Eu já tinha visto coisas destas a acontecer com outros. Rara é a obra de envergadura média que não possua alguns reformados a espreitar, provavelmente à espera de presenciar a descoberta dum filão de petróleo. Mas nunca pensei que me acontecesse tão cedo.

É verdade que ignorei os sinais. Estavam à vista de toda a gente, mas nenhum dos meus ditos amigos teve a bondade de me avisar! Longe vão os tempos em que só ia ao Aki para comprar lâmpadas. Agora, sinto-me estranhamente atraído pelas secções de ferramentas, aparafusadores e geringonças capazes de fazer merdas que nunca hei-de compreender.

O meu jeito para trabalhos manuais deve ser mais ou menos igual ao jeito que um rinoceronte teria para gerir uma loja da Vista Alegre. No entanto, inúmeras molduras tortas e interruptores fora das paredes ornamentam a minha casa, como pequenos troféus acusativos duma incapacidade que só eu teimo em não ver.

Perguntam vocês “Mas Toscano, tu tens 32 anos fresquinhos e cheios de vida, ainda és um gajo extremamente activo, inteligente, cheio de pinta e com um sex-appeal impressionante. Não achas que estás a exagerar?”. Pois eu acho que não. Há coisas que cada vez mais me atraem. Já não posso conduzir sobre uma ponte sem tentar imaginar como raio é que desviaram o curso da água para lá espetar os pilares. Juro que ando a bater-me pela construção do aeroporto na margem Sul de Lisboa, só para ter o prazer de poder assistir à construção duma nova ponte (ou, se tiver sorte, um túnel)! Até vou marcar uma semana de férias quando a obra estiver para começar, e sou bem capaz de ir para lá abancar numa cadeira de campismo com uma geleira e um boné!

Não acho que isto seja normal nesta idade. Mas cada vez mais reparo nestas coisas. Olho salivante para as mulheres que passam por mim na rua (já agora, vocês andam giras, caraças! O que é que andam a comer? Onde é que andaram até agora?), e fascino-me com isolamentos de poliuretano expandido entre paredes duplas! Será que há uma relação palpável entre um fascínio doentio pelo sexo feminino e uma obra numa estação de Metro? Afinal, diria eu se tivesse uma má língua, silicone é silicone, independentemente de onde quer que seja utilizada.

Pelos vistos, a Idade da Obra chega mais cedo a uns do que a outros.

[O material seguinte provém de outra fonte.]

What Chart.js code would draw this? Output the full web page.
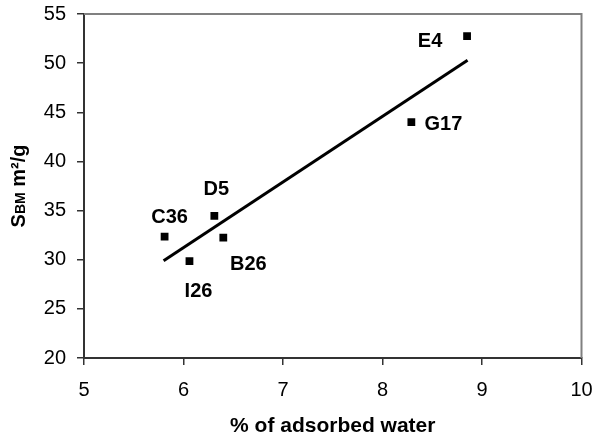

E agora perdoem-me, mas tenho de me pirar. Caso contrário, os gajos da Portugal Telecom abandonam a vala e eu ainda quero vê-los a ligar aquele semáforo sobre rodas à bateria.




Lembro de um tipo em Loures (mas lá está, é uma terra esquisita) que faltava às aulas para ir assistir à construção da piscinas.

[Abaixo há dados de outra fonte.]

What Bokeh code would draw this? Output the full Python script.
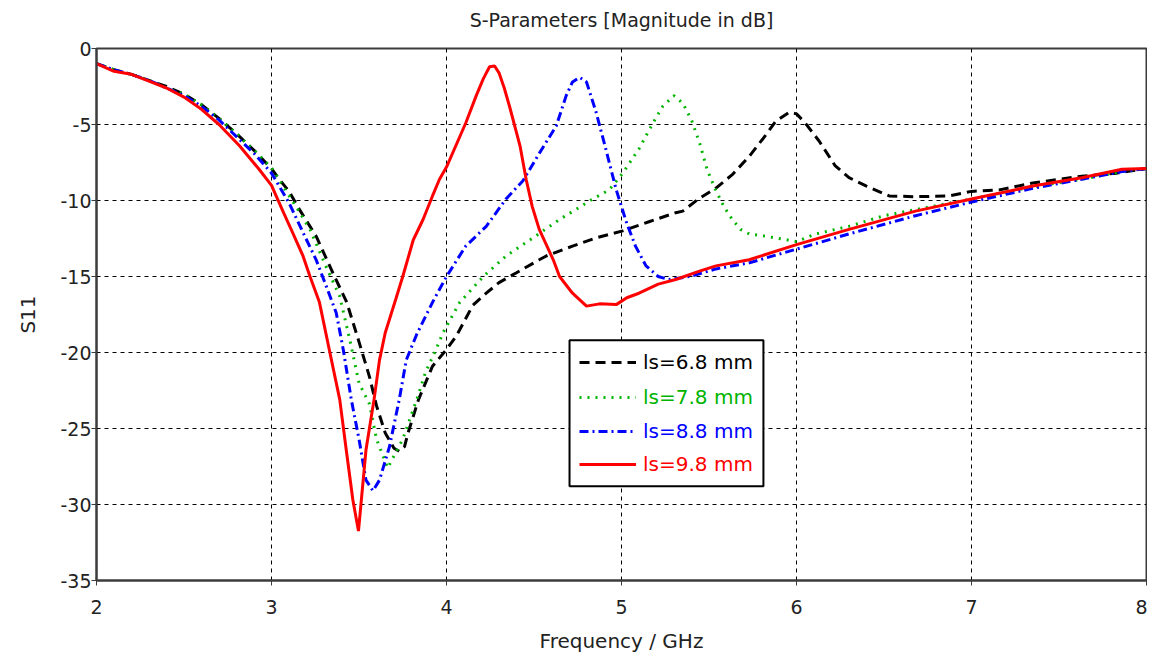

Talvez por serem municipais fossem mais importantes que as aulas de Quimica.


Se a idade de obra garantir posts com esta qualidade, então é muito bem vinda!


Semelhante ao voyeurismo mórbido de que a grande maioria é atacada quando passam pelos destroços de um acidente de viação.


Mas isso é diferente. Isso é a chamada Idade do Sangue. Começa sempre mais cedo, normalmente quando passamos de carro por um acidente e ouvimos os nossos pais a dizer “Filho, não olhes…”.

A Idade da Obra costuma ser mais tardia. Já não posso falar mais sobre isto. Estou traumatizado! (e a roer-me para não ir ver se os cabos já estão enterrados ou não…).